December 1, 2014

How water privateers grave public water

Portside - The newly released report on water privatization [by the] Public Services International Research Unit... identifies worldwide deceptive practices used by the water privatization industry. For example, it has become common in the United States that, when public infrastructure is privatized, for the public “partner” to receive a large up-front payment in exchange for a multi-generation contract that effectively makes the private contractor the owner of the asset.

Part of what makes water privatization attractive is the promise to provide modern innovations as part of the deal. In fact, this study finds that the true innovation is not technology but, rather, the up-front payment made to the public.

Cash-strapped governments are thrilled to get what seems to be so much money that it can solve all their financial needs. However, they do not understand how such a long contract will play out and find it hard to resist signing the contract. It is for just that reason that France outlawed up-front payments as part of privatization two decades ago – it distorts decision-making.

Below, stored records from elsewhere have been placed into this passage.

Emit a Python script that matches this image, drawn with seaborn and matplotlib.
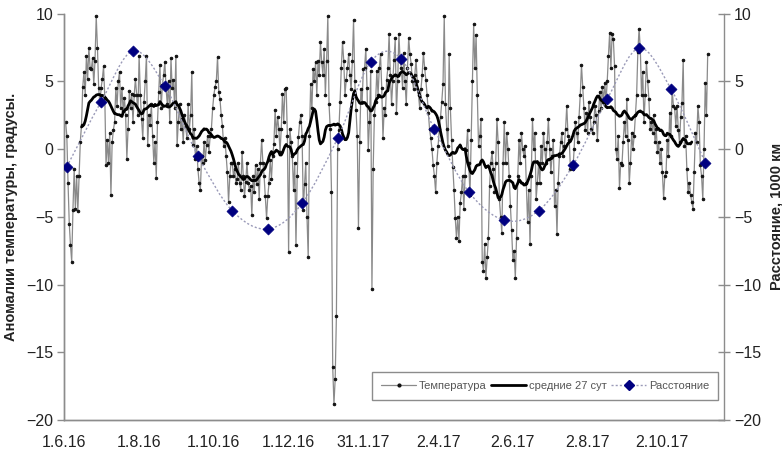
import numpy as np
import pandas as pd
import matplotlib
matplotlib.use('Agg')
import matplotlib.pyplot as plt
import matplotlib.dates as mdates
from matplotlib.lines import Line2D
from matplotlib.path import Path
from matplotlib.patches import PathPatch
import seaborn as sns

# daily temperature anomalies, starting 2.6.2016
temp_start = '2016-06-02'
temperature = [
    2.0, 1.0, -2.5, -5.5, -7.1, -8.3, -4.5, -1.5, -4.4, -2.0,
    -4.6, -2.0, 0.5, 1.8, 4.6, 5.7, 4.0, 6.9, 5.2, 7.5,
    6.0, 5.9, 6.7, 4.8, 6.5, 9.8, 7.5, 4.5, 3.3, 4.5,
    5.2, 6.1, 3.8, -1.2, 0.7, -1.0, 1.2, -3.4, 0.5, 1.4,
    2.0, 4.5, 3.2, 5.0, 5.7, 3.0, 4.5, 2.8, 3.8, 2.5,
    -0.7, 1.5, 4.3, 3.0, 4.1, 2.0, 4.0, 5.2, 4.0, 2.5,
    6.9, 4.0, 2.2, 0.8, 3.5, 5.0, 6.9, 0.3, 2.5, 1.8,
    3.3, 1.0, -1.0, 0.5, -2.1, 2.0, 4.2, 6.2, 3.0, 4.7,
    5.5, 6.4, 4.5, 3.3, 5.0, 2.0, 6.7, 4.5, 5.1, 3.0,
    6.9, 0.3, 2.0, 3.3, 1.5, 2.2, 0.5, 2.5, 1.7, 0.8,
    3.3, 1.5, 2.5, 5.7, 0.3, 1.5, -0.7, 0.2, -1.5, -2.5,
    -3.0, -0.5, -1.0, 0.5, -0.8, 0.3, 1.0, -0.2, 1.0, 1.5,
    3.0, 4.0, 4.6, 5.0, 6.8, 4.2, 3.7, 2.5, 1.7, 0.2,
    0.8, -0.5, -1.7, -3.9, -2.0, -1.0, -1.0, -2.0, -1.5, -2.5,
    -2.2, -1.0, -2.5, -3.0, -0.2, -2.0, -3.5, -2.4, -1.0, -2.5,
    -3.0, -2.7, -4.9, -2.0, -3.2, -1.2, -2.6, -1.5, -3.7, -1.0,
    0.7, -1.0, -2.0, -3.5, -5.1, -3.5, -2.5, -0.8, -2.2, -0.5,
    0.4, 2.9, 1.0, 2.4, 1.5, -0.2, 1.5, 4.1, 2.0, 4.4,
    4.5, 1.0, -7.6, 1.5, 0.5, -0.5, -3.0, -1.0, -7.1, -2.0,
    0.9, 2.0, 2.5, 1.0, -4.5, -2.6, -1.0, -5.0, -8.0, 1.0,
    4.8, 3.0, 5.9, 5.0, 6.4, 4.0, 6.5, 5.5, 7.9, 6.4,
    5.5, 7.4, 4.0, 6.5, 9.8, 3.3, 1.5, -3.2, -16.1, -18.8,
    -17.0, -12.3, 0.0, 1.4, 3.5, 6.0, 7.9, 6.5, 4.0, 5.1,
    6.0, 7.0, 5.5, 4.4, 6.5, 9.5, 5.0, 2.9, 1.0, -5.8,
    0.5, 4.4, 3.5, 5.9, 6.0, 7.4, 4.5, -0.1, 2.0, 5.8,
    -10.3, -1.5, 2.5, 3.5, 5.8, 4.0, 6.0, 7.0, 4.5, 0.8,
    3.0, 2.5, 5.1, 6.0, 8.5, 5.5, 3.3, 5.0, 6.6, 8.2,
    2.7, 5.0, 8.5, 6.5, 6.0, 4.5, 7.1, 5.0, 3.3, 6.0,
    8.2, 7.0, 6.3, 5.0, 4.4, 5.5, 6.6, 5.0, 4.0, 3.0,
    4.4, 5.5, 7.1, 6.0, 5.1, 4.0, 2.7, 1.5, 0.8, 0.0,
    -1.2, -2.0, -3.2, -1.0, 0.2, 1.5, 2.4, 3.5, 4.8, 9.8,
    3.3, 1.5, 0.2, 7.0, 3.0, 0.7, -1.3, -3.0, -5.1, -6.6,
    -5.0, -6.8, -4.0, -3.2, -2.0, -4.4, -2.0, -0.1, 1.4, -1.0,
    -3.4, 0.7, 5.0, 9.2, 6.0, 8.4, 4.0, 0.2, 1.0, 2.2,
    -8.3, -9.0, -7.0, -9.5, -8.0, -6.6, -2.7, -1.0, -0.2, -1.5,
    -3.2, -1.0, 2.2, 0.5, -3.7, -5.0, -6.2, -1.0, 2.0, -1.0,
    1.2, 0.0, -2.0, -4.2, -6.0, -8.2, -7.5, -9.5, -6.6, -2.0,
    0.7, -1.0, 1.2, 0.0, -0.5, 0.2, -2.5, -5.4, -3.0, -7.0,
    -2.0, 2.2, 0.0, 1.2, -3.7, -2.5, -1.0, -2.5, 0.2, -1.0,
    1.2, 0.0, -1.0, 0.5, 2.2, 0.0, -1.7, -0.5, 0.7, -4.2,
    -3.0, -6.3, -2.5, -0.5, 0.5, 1.2, -0.5, 0.2, 1.5, 3.2,
    1.0, 0.7, -1.5, -1.0, -1.5, 0.0, 2.0, 1.2, 0.5, 2.4,
    4.0, 6.2, 4.6, 3.0, 1.4, 2.7, 1.2, 3.5, 2.4, 1.5,
    1.2, 2.0, 3.2, 2.5, 0.7, 2.8, 4.2, 3.0, 4.6, 3.5,
    4.9, 3.5, 5.0, 6.9, 8.6, 6.0, 8.5, 8.1, 6.1, 0.0,
    -0.7, 1.0, -2.9, -1.0, -1.2, 0.5, 2.0, 1.0, 3.7, 0.7,
    -2.5, -1.0, 1.2, 0.0, 1.0, 2.5, 4.0, 7.2, 8.9, 7.4,
    4.0, 5.7, 2.0, 4.0, 6.4, 5.0, 3.7, 1.5, 2.0, 1.2,
    2.5, 0.5, 1.5, -0.2, 0.5, -1.0, 0.0, -1.7, -3.6, -2.0,
    -1.7, 0.7, -0.5, 2.7, 1.0, 4.4, 3.2, 3.0, 1.7, 3.2,
    1.4, 0.5, 2.4, 3.4, 6.6, 0.2, 1.0, -1.5, -3.2, -2.5,
    -3.4, -3.9, -4.4, -1.7, 1.2, 0.5, 3.2, 2.0, -1.2, -2.0,
    -3.7, 0.0, 4.9, 2.5, 7.0,
]

# perigee dates and distance anomaly (1000 km)
dist_dates = ['2016-06-03', '2016-07-01', '2016-07-27', '2016-08-22', '2016-09-18',
              '2016-10-16', '2016-11-14', '2016-12-12', '2017-01-10', '2017-02-06',
              '2017-03-03', '2017-03-30', '2017-04-27', '2017-05-26', '2017-06-23',
              '2017-07-21', '2017-08-18', '2017-09-13', '2017-10-09', '2017-11-06']
distance = [-1.3, 3.5, 7.25, 4.65, -0.5, -4.55, -5.9, -4.0, 0.8, 6.45,
            6.65, 1.45, -3.15, -5.25, -4.55, -1.2, 3.7, 7.45, 4.45, -1.0]

tick_dates = ['2016-06-01', '2016-08-01', '2016-10-01', '2016-12-01', '2017-01-31',
              '2017-04-02', '2017-06-02', '2017-08-02', '2017-10-02']
tick_labels = ['1.6.16', '1.8.16', '1.10.16', '1.12.16', '31.1.17',
               '2.4.17', '2.6.17', '2.8.17', '2.10.17']

df = pd.DataFrame({'date': pd.date_range(temp_start, periods=len(temperature), freq='D'),
                   'temp': temperature})
df['ma27'] = df['temp'].rolling(27, center=True).mean()
dist = pd.DataFrame({'date': pd.to_datetime(dist_dates), 'dist': distance})

sns.set_theme(style='white')
plt.rcParams['font.family'] = ['Liberation Sans', 'DejaVu Sans']

fig = plt.figure(figsize=(7.82, 4.55), dpi=100)
ax = fig.add_axes([0.0823, 0.077, 0.844, 0.893])
ax2 = ax.twinx()

sns.lineplot(data=df, x='date', y='temp', ax=ax, color='#8a8a8a', lw=0.9,
             marker='o', markersize=1.8, markerfacecolor='#111111',
             markeredgecolor='#111111', errorbar=None, zorder=2)
sns.lineplot(data=df.dropna(), x='date', y='ma27', ax=ax, color='black', lw=2.0,
             errorbar=None, zorder=3)

# smoothed dotted line through the perigee points (Excel-style smoothing)
xs = mdates.date2num(dist['date'])
ys = dist['dist'].to_numpy()
pts = np.column_stack([xs, ys])
verts = [tuple(pts[0])]
codes = [Path.MOVETO]
for i in range(len(pts) - 1):
    p0 = pts[i - 1] if i > 0 else pts[i]
    p1, p2 = pts[i], pts[i + 1]
    p3 = pts[i + 2] if i + 2 < len(pts) else pts[i + 1]
    verts += [tuple(p1 + (p2 - p0) / 6), tuple(p2 - (p3 - p1) / 6), tuple(p2)]
    codes += [Path.CURVE4] * 3
ax2.add_patch(PathPatch(Path(verts, codes), fill=False, edgecolor='#9a9ab8',
                        lw=1.0, linestyle=(0, (1.5, 1.5)), zorder=2))
sns.scatterplot(data=dist, x='date', y='dist', ax=ax2, marker='D', s=32,
                color='#000080', edgecolor='#000080', zorder=4)

start = pd.Timestamp('2016-06-01')
for a in (ax, ax2):
    a.set_ylim(-20, 10)
    a.set_xlim(start, start + pd.Timedelta(days=538.6))
    a.set_yticks(np.arange(-20, 11, 5))
    a.set_xlabel('')
    a.spines['top'].set_visible(False)
    for s in ('left', 'right', 'bottom'):
        a.spines[s].set_color('#8c8c8c')
        a.spines[s].set_linewidth(1.0)

ax.set_xticks(pd.to_datetime(tick_dates))
ax.set_xticklabels(tick_labels)
ax.tick_params(axis='both', which='major', direction='out', length=5, width=1,
               color='#8c8c8c', labelsize=11.5, labelcolor='#222222', pad=3)
ax.tick_params(axis='x', pad=6)
ax2.tick_params(axis='y', direction='inout', length=8, width=1, color='#8c8c8c',
                labelsize=11.5, labelcolor='#222222', pad=3)
ax.spines['right'].set_visible(False)

ax.set_ylabel('Аномалии температуры, градусы.', fontsize=10.5, fontweight='bold',
              color='#222222', labelpad=6)
ax2.set_ylabel('Расстояние, 1000 км', fontsize=10.5, fontweight='bold',
               color='#222222', labelpad=6, rotation=90)

handles = [
    Line2D([], [], color='#8a8a8a', lw=0.9, marker='o', markersize=2,
           markerfacecolor='#111111', markeredgecolor='#111111'),
    Line2D([], [], color='black', lw=2.0),
    Line2D([], [], color='#9a9ab8', lw=1.0, linestyle=(0, (1.5, 1.5)), marker='D',
           markersize=5, markerfacecolor='#000080', markeredgecolor='#000080'),
]
leg = ax2.legend(handles, ['Температура', 'средние 27 сут', 'Расстояние'],
                 loc='lower right', bbox_to_anchor=(0.99, 0.049), borderaxespad=0,
                 ncol=3, fontsize=8, frameon=True, fancybox=False, framealpha=1,
                 edgecolor='#8c8c8c', handlelength=3.2, columnspacing=0.4,
                 handletextpad=0.2, borderpad=0.8, labelcolor='#555555',
                 numpoints=1)
leg.get_frame().set_linewidth(1.0)

fig.savefig('out.png', dpi=100, facecolor='white')
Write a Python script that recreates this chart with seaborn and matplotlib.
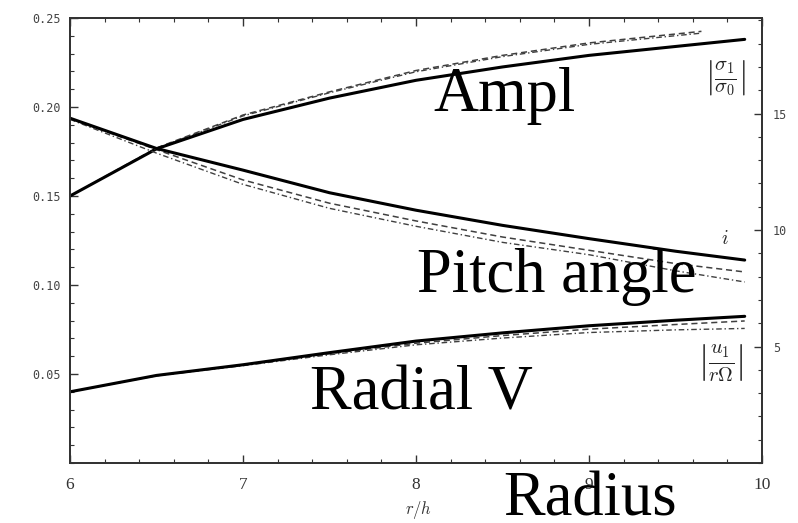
import numpy as np
import pandas as pd
import matplotlib
matplotlib.use("Agg")
import matplotlib.pyplot as plt
import seaborn as sns
from matplotlib.ticker import MultipleLocator, FormatStrFormatter

# ---- data ----
r = [6.0, 6.5, 7.0, 7.5, 8.0, 8.5, 9.0, 9.5, 9.9]
r_ampl_thin = [6.0, 6.5, 7.0, 7.5, 8.0, 8.5, 9.0, 9.65]

ampl_solid = [0.150, 0.1765, 0.193, 0.205, 0.215, 0.2225, 0.229, 0.234, 0.238]
ampl_dash = [0.150, 0.177, 0.1955, 0.2085, 0.2205, 0.229, 0.236, 0.2425]
ampl_dashdot = [0.150, 0.1768, 0.195, 0.208, 0.2198, 0.2283, 0.2352, 0.2415]

# pitch angle i in degrees (right axis)
pitch_solid = [14.8, 13.5, 12.57, 11.6, 10.85, 10.2, 9.63, 9.09, 8.71]
pitch_dash = [14.78, 13.45, 12.15, 11.15, 10.39, 9.70, 9.13, 8.56, 8.20]
pitch_dashdot = [14.75, 13.3, 11.96, 10.93, 10.16, 9.47, 8.94, 8.25, 7.77]

radial_solid = [0.040, 0.0492, 0.0552, 0.062, 0.0685, 0.0731, 0.0771, 0.0802, 0.0824]
radial_dash = [0.040, 0.0491, 0.0550, 0.0614, 0.0673, 0.0716, 0.0752, 0.0778, 0.0798]
radial_dashdot = [0.040, 0.0490, 0.0547, 0.0608, 0.0664, 0.0702, 0.0733, 0.0748, 0.0756]

left_ticks = [0.05, 0.10, 0.15, 0.20, 0.25]
right_ticks = [5, 10, 15]
x_ticks = [6, 7, 8, 9, 10]

sns.set_theme(style="white")
plt.rcParams["mathtext.fontset"] = "cm"

fig = plt.figure(figsize=(7.98, 5.23), dpi=100)
ax = fig.add_axes([70 / 798, 1 - 463 / 523, 692 / 798, 445 / 523])
ax2 = ax.twinx()

thick = dict(color="black", linewidth=2.2)
dash = dict(color="#404040", linewidth=1.1, linestyle=(0, (4, 2.5)))
dashdot = dict(color="#404040", linewidth=1.0, linestyle=(0, (4, 2, 1, 2)))

# amplitude (left axis)
sns.lineplot(x=r_ampl_thin, y=ampl_dashdot, ax=ax, **dashdot)
sns.lineplot(x=r_ampl_thin, y=ampl_dash, ax=ax, **dash)
sns.lineplot(x=r, y=ampl_solid, ax=ax, **thick)
# radial velocity (left axis)
sns.lineplot(x=r, y=radial_dashdot, ax=ax, **dashdot)
sns.lineplot(x=r, y=radial_dash, ax=ax, **dash)
sns.lineplot(x=r, y=radial_solid, ax=ax, **thick)
# pitch angle (right axis)
sns.lineplot(x=r, y=pitch_dashdot, ax=ax2, **dashdot)
sns.lineplot(x=r, y=pitch_dash, ax=ax2, **dash)
sns.lineplot(x=r, y=pitch_solid, ax=ax2, **thick)

ax.set_xlim(6, 10)
ax.set_ylim(0, 0.25)
ax2.set_ylim(0, 19.1)

ax.set_xticks(x_ticks)
ax.set_xticklabels([str(t) for t in x_ticks], family="Liberation Serif", fontsize=12.5, color="#333333")
ax.xaxis.set_minor_locator(MultipleLocator(0.2))
ax.set_yticks(left_ticks)
ax.yaxis.set_major_formatter(FormatStrFormatter("%.2f"))
ax.yaxis.set_minor_locator(MultipleLocator(0.01))
for lab in ax.get_yticklabels():
    lab.set_family("DejaVu Sans Mono")
    lab.set_fontsize(8.5)
    lab.set_color("#444444")

ax2.set_yticks(right_ticks)
ax2.yaxis.set_minor_locator(MultipleLocator(1))
for lab in ax2.get_yticklabels():
    lab.set_family("DejaVu Sans Mono")
    lab.set_fontsize(8.5)
    lab.set_color("#444444")

ax.tick_params(axis="x", which="both", direction="in", top=True, bottom=True, color="#333333")
ax.tick_params(axis="x", which="major", length=6, width=1, pad=10)
ax.tick_params(axis="x", which="minor", length=3, width=0.8)
ax.tick_params(axis="y", which="both", direction="in", left=True, right=False, color="#333333")
ax.tick_params(axis="y", which="major", length=6, width=1, pad=7)
ax.tick_params(axis="y", which="minor", length=3, width=0.8)
ax2.tick_params(axis="y", which="both", direction="in", right=True, color="#333333")
ax2.tick_params(axis="y", which="major", length=6, width=1, pad=8)
ax2.tick_params(axis="y", which="minor", length=3, width=0.8)

for a in (ax, ax2):
    for s in a.spines.values():
        s.set_color("#333333")
        s.set_linewidth(1.3)
    a.set_xlabel("")
    a.set_ylabel("")
    a.grid(False)

# axis label
fig.text(418 / 798, 1 - 510 / 523, r"$r/h$", fontsize=12, ha="center", va="center", color="#333333")

# curve labels (math)
fig.text(725 / 798, 1 - 78 / 523, r"$\left|\frac{\sigma_1}{\sigma_0}\right|$", fontsize=21,
         ha="center", va="center", color="#222222")
fig.text(725 / 798, 1 - 238 / 523, r"$i$", fontsize=14, ha="center", va="center", color="#222222")
fig.text(721 / 798, 1 - 363 / 523, r"$\left|\frac{u_1}{r\Omega}\right|$", fontsize=21,
         ha="center", va="center", color="#222222")

# large annotations
big = dict(family="Liberation Serif", fontsize=45, color="black", ha="left", va="baseline")
fig.text(433 / 798, 1 - 111 / 523, "Ampl", **big)
fig.text(417 / 798, 1 - 292 / 523, "Pitch angle", **big)
fig.text(310 / 798, 1 - 410 / 523, "Radial V", **big)
fig.text(503 / 798, 1 - 515 / 523, "Radius", **big)

fig.savefig("out.png", dpi=100)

The US not only permits up-front payments, they are standard in American infrastructure privatization contracts. It is not surprising that would be the case, given the view that government can do nothing right while the private sector is always efficient. What most people do not understand is that the privatization industry owes no obligation to the public. Rather, private corporations’ obligation is owed only to shareholders, and that obligation is to maximize  profits for its shareholders.

The report finds that private water corporations meet their duty to maximize profits to their shareholders by “a) weakening their greatest competitor, the public water sector, b) opening up the water market and creating business opportunities for themselves, and c) removing as many obstacles as possible to the profitability of their operations.”